A NASA news release announcing the lease provided few details about what sort of improvements Google planned to make on the field, which includes the three hangars, two runways, a flight operations building and a golf course. It noted that the public educational center promised by the Mountain View-based company will “explore the site’s legacy and the role of technology in the history of Silicon Valley.”

Federal officials previously had described that center as a 90,000-square-foot structure that would serve as a “public benefit educational/museum/incubator.” However, it’s unclear how much if any of the $200 million that Google will spend on improvements would be used for that facility and where at Moffett Field it would be located.

Google already has a significant presence at Moffett Field. Its founders, Larry Page and Sergey Brin, have a fleet of jets parked at Moffett, and the company has a separate long-term lease to build a planned office campus on 42 acres there. It also hopes to build classrooms, labs and possibly housing on another Moffett Field site leased by a coalition of local colleges, and it is using the field to test drive advanced versions of its self-driving automobile.

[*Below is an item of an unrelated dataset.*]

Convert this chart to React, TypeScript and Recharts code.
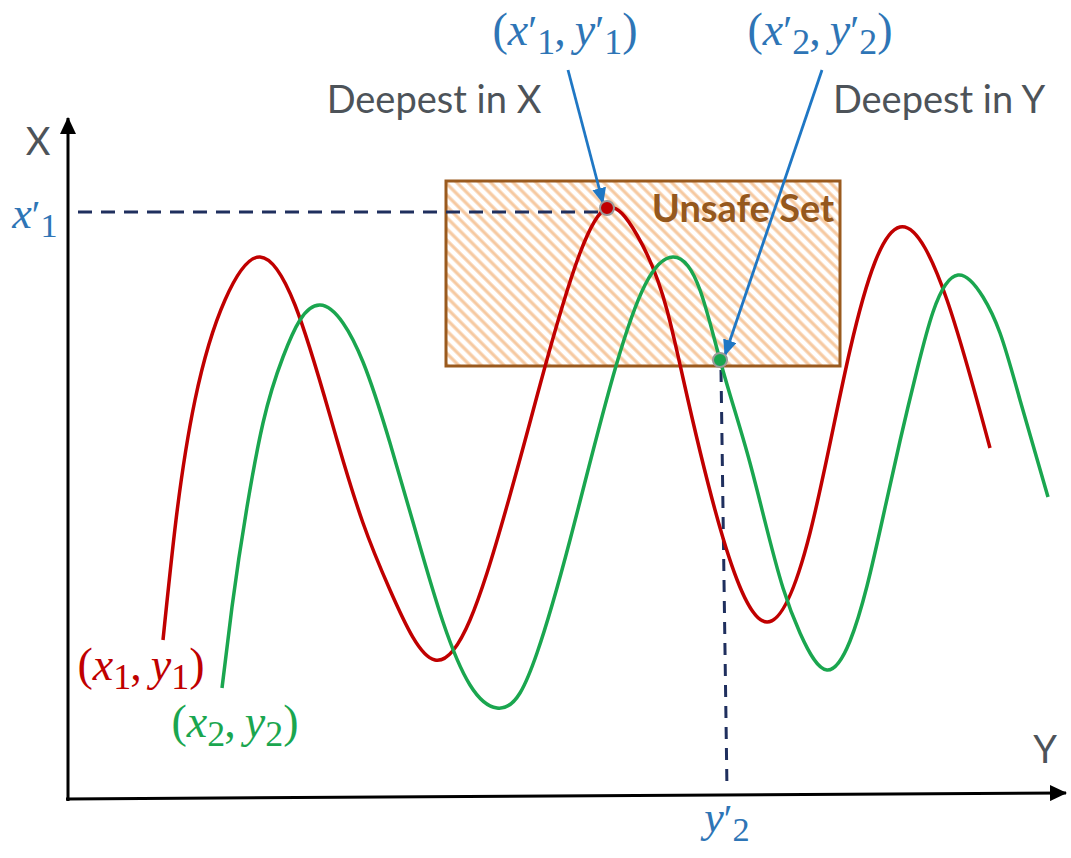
import React from 'react';
import { LineChart, Line, XAxis, YAxis, ReferenceArea, ReferenceLine, ReferenceDot } from 'recharts';

// Trajectory 1 (red): horizontal "Y" coordinate u, vertical "X" coordinate v
const traj1 = [
  { u: 95, v: 157 }, { u: 108, v: 277 }, { u: 127, v: 397 }, { u: 157, v: 497 },
  { u: 192, v: 540 }, { u: 227, v: 492 }, { u: 269, v: 357 }, { u: 295, v: 274 },
  { u: 322, v: 207 }, { u: 367, v: 137 }, { u: 402, v: 177 }, { u: 419, v: 224 },
  { u: 472, v: 412 }, { u: 512, v: 544 }, { u: 539, v: 589 }, { u: 569, v: 562 },
  { u: 599, v: 487 }, { u: 615, v: 419 }, { u: 655, v: 259 }, { u: 699, v: 175 },
  { u: 742, v: 264 }, { u: 782, v: 447 }, { u: 807, v: 535 }, { u: 832, v: 570 },
  { u: 857, v: 549 }, { u: 879, v: 497 }, { u: 922, v: 349 },
];

// Trajectory 2 (green)
const traj2 = [
  { u: 154, v: 109 }, { u: 164, v: 190 }, { u: 179, v: 290 }, { u: 195, v: 374 },
  { u: 215, v: 440 }, { u: 232, v: 477 }, { u: 252, v: 492 }, { u: 275, v: 474 },
  { u: 295, v: 435 }, { u: 322, v: 354 }, { u: 349, v: 261 }, { u: 375, v: 175 },
  { u: 402, v: 112 }, { u: 429, v: 89 }, { u: 452, v: 104 }, { u: 469, v: 144 },
  { u: 502, v: 257 }, { u: 548, v: 431 }, { u: 577, v: 512 }, { u: 605, v: 540 },
  { u: 620, v: 531 }, { u: 632, v: 507 }, { u: 652, v: 437 }, { u: 682, v: 334 },
  { u: 715, v: 209 }, { u: 732, v: 164 }, { u: 759, v: 127 }, { u: 782, v: 156 },
  { u: 799, v: 211 }, { u: 815, v: 280 }, { u: 832, v: 356 }, { u: 849, v: 427 },
  { u: 865, v: 485 }, { u: 890, v: 522 }, { u: 915, v: 500 }, { u: 932, v: 464 },
  { u: 952, v: 397 }, { u: 980, v: 300 },
];

// Unsafe set bounds
const unsafeU = [378, 772];
const unsafeV = [431, 616];

// Deepest points
const deepestX = { u: 539, v: 589 };
const deepestY = { u: 652, v: 437 };

// Domain of the whole drawing
const domainU: [number, number] = [-68, 1003];
const domainV: [number, number] = [-61, 797];

// Axes (start, end)
const axisVertical = [{ u: 0, v: -4 }, { u: 0, v: 679 }];
const axisHorizontal = [{ u: -2, v: -2 }, { u: 998, v: 4 }];

// Projection lines
const projX = [{ u: 10, v: 585 }, { u: 532, v: 585 }];
const projY = [{ u: 653, v: 427 }, { u: 659, v: 7 }];

// Pointer arrows
const pointerX = [{ u: 500, v: 727 }, { u: 535, v: 594 }];
const pointerY = [{ u: 754, v: 727 }, { u: 657, v: 442 }];

type Tok = { t: string; k: 'n' | 'i' | 'p' | 's' | 'c' };

const lblDeepX: Tok[] = [
  { t: '(', k: 'n' }, { t: 'x', k: 'i' }, { t: '′', k: 'p' }, { t: '1', k: 's' },
  { t: ',', k: 'c' }, { t: 'y', k: 'i' }, { t: '′', k: 'p' }, { t: '1', k: 's' }, { t: ')', k: 'n' },
];
const lblDeepY: Tok[] = [
  { t: '(', k: 'n' }, { t: 'x', k: 'i' }, { t: '′', k: 'p' }, { t: '2', k: 's' },
  { t: ',', k: 'c' }, { t: 'y', k: 'i' }, { t: '′', k: 'p' }, { t: '2', k: 's' }, { t: ')', k: 'n' },
];
const lblTraj1: Tok[] = [
  { t: '(', k: 'n' }, { t: 'x', k: 'i' }, { t: '1', k: 's' },
  { t: ',', k: 'c' }, { t: 'y', k: 'i' }, { t: '1', k: 's' }, { t: ')', k: 'n' },
];
const lblTraj2: Tok[] = [
  { t: '(', k: 'n' }, { t: 'x', k: 'i' }, { t: '2', k: 's' },
  { t: ',', k: 'c' }, { t: 'y', k: 'i' }, { t: '2', k: 's' }, { t: ')', k: 'n' },
];
const lblTickX: Tok[] = [{ t: 'x', k: 'i' }, { t: '′', k: 'p' }, { t: '1', k: 's' }];
const lblTickY: Tok[] = [{ t: 'y', k: 'i' }, { t: '′', k: 'p' }, { t: '2', k: 's' }];

const mathLabels = [
  { id: 'dx', u: 497, v: 752, toks: lblDeepX, color: '#2e75b6', size: 46 },
  { id: 'dy', u: 752, v: 752, toks: lblDeepY, color: '#2e75b6', size: 46 },
  { id: 't1', u: 73, v: 117, toks: lblTraj1, color: '#c00000', size: 46 },
  { id: 't2', u: 167, v: 60, toks: lblTraj2, color: '#1aa64f', size: 46 },
  { id: 'kx', u: -33, v: 569, toks: lblTickX, color: '#2e75b6', size: 44 },
  { id: 'ky', u: 659, v: -35, toks: lblTickY, color: '#2e75b6', size: 44 },
];

const textLabels = [
  { id: 'deepX', u: 366, v: 684, text: 'Deepest in X' },
  { id: 'deepY', u: 871, v: 684, text: 'Deepest in Y' },
  { id: 'axX', u: -30, v: 642, text: 'X' },
  { id: 'axY', u: 977, v: 34, text: 'Y' },
];

const unsafeLabel = { u: 675, v: 575, text: 'Unsafe Set' };

const SERIF = "'Liberation Serif', 'DejaVu Serif', serif";
const SANS = "Lato, 'Open Sans', 'Liberation Sans', sans-serif";

// Natural cubic spline y(x) (non-parametric) as a d3-style curve factory
function splineX(context: any) {
  let xs: number[] = [];
  let ys: number[] = [];
  return {
    areaStart() {},
    areaEnd() {},
    lineStart() {
      xs = [];
      ys = [];
    },
    point(x: number, y: number) {
      xs.push(+x);
      ys.push(+y);
    },
    lineEnd() {
      const n = xs.length;
      if (n === 0) return;
      context.moveTo(xs[0], ys[0]);
      if (n === 1) return;
      if (n === 2) {
        context.lineTo(xs[1], ys[1]);
        return;
      }
      const h: number[] = [];
      for (let i = 0; i < n - 1; i++) h.push(xs[i + 1] - xs[i]);
      // tridiagonal for second derivatives M, natural ends
      const M = new Array(n).fill(0);
      const a: number[] = new Array(n).fill(0);
      const b: number[] = new Array(n).fill(1);
      const c: number[] = new Array(n).fill(0);
      const d: number[] = new Array(n).fill(0);
      for (let i = 1; i < n - 1; i++) {
        a[i] = h[i - 1];
        b[i] = 2 * (h[i - 1] + h[i]);
        c[i] = h[i];
        d[i] = 6 * ((ys[i + 1] - ys[i]) / h[i] - (ys[i] - ys[i - 1]) / h[i - 1]);
      }
      // Thomas algorithm
      const cp = new Array(n).fill(0);
      const dp = new Array(n).fill(0);
      cp[0] = c[0] / b[0];
      dp[0] = d[0] / b[0];
      for (let i = 1; i < n; i++) {
        const m = b[i] - a[i] * cp[i - 1];
        cp[i] = c[i] / m;
        dp[i] = (d[i] - a[i] * dp[i - 1]) / m;
      }
      M[n - 1] = dp[n - 1];
      for (let i = n - 2; i >= 0; i--) M[i] = dp[i] - cp[i] * M[i + 1];
      for (let i = 0; i < n - 1; i++) {
        const hi = h[i];
        const sl = (ys[i + 1] - ys[i]) / hi;
        const d0 = sl - (hi * (2 * M[i] + M[i + 1])) / 6;
        const d1 = sl + (hi * (M[i] + 2 * M[i + 1])) / 6;
        context.bezierCurveTo(
          xs[i] + hi / 3,
          ys[i] + (d0 * hi) / 3,
          xs[i + 1] - hi / 3,
          ys[i + 1] - (d1 * hi) / 3,
          xs[i + 1],
          ys[i + 1],
        );
      }
    },
  };
}

function MathText({ x, y, toks, color, size }: { x: number; y: number; toks: Tok[]; color: string; size: number }) {
  let shift = 0;
  const subSize = size * 0.78;
  const subDy = size * 0.2;
  const parts = toks.map((tk, i) => {
    const isSub = tk.k === 's';
    const target = isSub ? subDy : 0;
    const dy = target - shift;
    shift = target;
    const props: any = { key: i };
    if (dy !== 0) props.dy = dy;
    if (tk.k === 'i') props.fontStyle = 'italic';
    if (isSub) props.fontSize = subSize;
    if (tk.k === 'p') props.fontSize = size * 0.9;
    if (tk.k === 'c') props.dx = -1;
    const txt = tk.k === 'c' ? tk.t + '\u2009' : tk.t;
    return <tspan {...props}>{txt}</tspan>;
  });
  return (
    <text x={x} y={y} textAnchor="middle" fill={color} fontFamily={SERIF} fontSize={size}>
      {parts}
    </text>
  );
}

const segLine = (color: string, width: number, marker?: string, dash?: string) => (p: any) => (
  <line
    x1={p.x1}
    y1={p.y1}
    x2={p.x2}
    y2={p.y2}
    stroke={color}
    strokeWidth={width}
    strokeDasharray={dash}
    markerEnd={marker ? `url(#${marker})` : undefined}
    fill="none"
  />
);

export default function App() {
  return (
    <div style={{ position: 'absolute', left: 0, top: 0, width: 1071, height: 858, background: '#fff' }}>
      <svg width={0} height={0} style={{ position: 'absolute' }}>
        <defs>
          <pattern id="hatch" patternUnits="userSpaceOnUse" width={8} height={8} patternTransform="rotate(-45)">
            <rect x={0} y={0} width={8} height={8} fill="#ffffff" />
            <line x1={2} y1={0} x2={2} y2={8} stroke="#f6c9a0" strokeWidth={3.2} />
          </pattern>
          <marker id="arrBlack" markerUnits="userSpaceOnUse" markerWidth={18} markerHeight={16} refX={16} refY={8} orient="auto">
            <path d="M0,0 L17,8 L0,16 Z" fill="#000" />
          </marker>
          <marker id="arrBlue" markerUnits="userSpaceOnUse" markerWidth={16} markerHeight={14} refX={15} refY={7} orient="auto">
            <path d="M0,0 L16,7 L0,14 Z" fill="#1f77c4" />
          </marker>
        </defs>
      </svg>
      <LineChart width={1071} height={858} margin={{ top: 0, right: 0, bottom: 0, left: 0 }}>
        <XAxis type="number" dataKey="u" domain={domainU} allowDataOverflow hide />
        <YAxis type="number" dataKey="v" domain={domainV} allowDataOverflow hide />

        <ReferenceArea
          x1={unsafeU[0]}
          x2={unsafeU[1]}
          y1={unsafeV[0]}
          y2={unsafeV[1]}
          fill="url(#hatch)"
          fillOpacity={1}
          stroke="#9a5a1e"
          strokeWidth={3}
        />
        <ReferenceDot
          x={unsafeLabel.u}
          y={unsafeLabel.v}
          r={0}
          shape={(p: any) => (
            <text x={p.cx} y={p.cy} textAnchor="middle" fill="#95581d" fontFamily={SANS} fontWeight={700} fontSize={38}>
              {unsafeLabel.text}
            </text>
          )}
        />

        <ReferenceLine
          segment={[{ x: projX[0].u, y: projX[0].v }, { x: projX[1].u, y: projX[1].v }]}
          shape={segLine('#1f2f5e', 3, undefined, '14 9')}
        />
        <ReferenceLine
          segment={[{ x: projY[0].u, y: projY[0].v }, { x: projY[1].u, y: projY[1].v }]}
          shape={segLine('#1f2f5e', 3, undefined, '12 9')}
        />

        <Line data={traj1} dataKey="v" type={splineX as any} stroke="#c00000" strokeWidth={3.5} dot={false} activeDot={false} isAnimationActive={false} />
        <Line data={traj2} dataKey="v" type={splineX as any} stroke="#1aa64f" strokeWidth={3.5} dot={false} activeDot={false} isAnimationActive={false} />

        <ReferenceDot x={deepestX.u} y={deepestX.v} r={7} fill="#c00000" stroke="#9a9a9a" strokeWidth={2} />
        <ReferenceDot x={deepestY.u} y={deepestY.v} r={7} fill="#1aa64f" stroke="#9a9a9a" strokeWidth={2} />

        <ReferenceLine
          segment={[{ x: axisVertical[0].u, y: axisVertical[0].v }, { x: axisVertical[1].u, y: axisVertical[1].v }]}
          shape={segLine('#000', 3, 'arrBlack')}
        />
        <ReferenceLine
          segment={[{ x: axisHorizontal[0].u, y: axisHorizontal[0].v }, { x: axisHorizontal[1].u, y: axisHorizontal[1].v }]}
          shape={segLine('#000', 3, 'arrBlack')}
        />

        <ReferenceLine
          segment={[{ x: pointerX[0].u, y: pointerX[0].v }, { x: pointerX[1].u, y: pointerX[1].v }]}
          shape={segLine('#1f77c4', 2.8, 'arrBlue')}
        />
        <ReferenceLine
          segment={[{ x: pointerY[0].u, y: pointerY[0].v }, { x: pointerY[1].u, y: pointerY[1].v }]}
          shape={segLine('#1f77c4', 2.8, 'arrBlue')}
        />

        {textLabels.map((l) => (
          <ReferenceDot
            key={l.id}
            x={l.u}
            y={l.v}
            r={0}
            shape={(p: any) => (
              <text x={p.cx} y={p.cy} textAnchor="middle" fill="#4d5359" fontFamily={SANS} fontSize={38}>
                {l.text}
              </text>
            )}
          />
        ))}

        {mathLabels.map((l) => (
          <ReferenceDot
            key={l.id}
            x={l.u}
            y={l.v}
            r={0}
            shape={(p: any) => <MathText x={p.cx} y={p.cy} toks={l.toks} color={l.color} size={l.size} />}
          />
        ))}
      </LineChart>
    </div>
  );
}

“We look forward to rolling up our sleeves to restore the remarkable landmark Hangar One, which for years has been considered one of the most endangered historic sites in the United States,” said David Radcliffe, a Google vice president, in NASA’s news release. But the company declined to comment further.

Monday’s announcement cemented an agreement first announced in February. NASA said the lease will save it $6.3 million a year in maintenance and operating costs.

“We want to invest taxpayer resources in scientific discovery, technology development and space exploration — not in maintaining infrastructure we no longer need,” the agency’s administrator, Charles Bolden, said in the release.

Not everyone was enthusiastic about the technology company’s new role at Moffett Field.

“The lease gives Google unprecedented control of a federal facility to use as its own playground,” complained John Simpson of the advocacy group Consumer Watchdog, a long-standing critic of Google.

But others hailed the news, particularly because it appears to finally rescue Hangar One.

“It sounds phenomenal if they are going to restore that,” said Cindy Heitzman, executive director of the California Preservation Foundation. “It’s historically significant.”

Congresswoman Anna Eshoo, D-Palo Alto, agreed.

In a statement issued by her office, she called the lease “a major win for our region and our country.”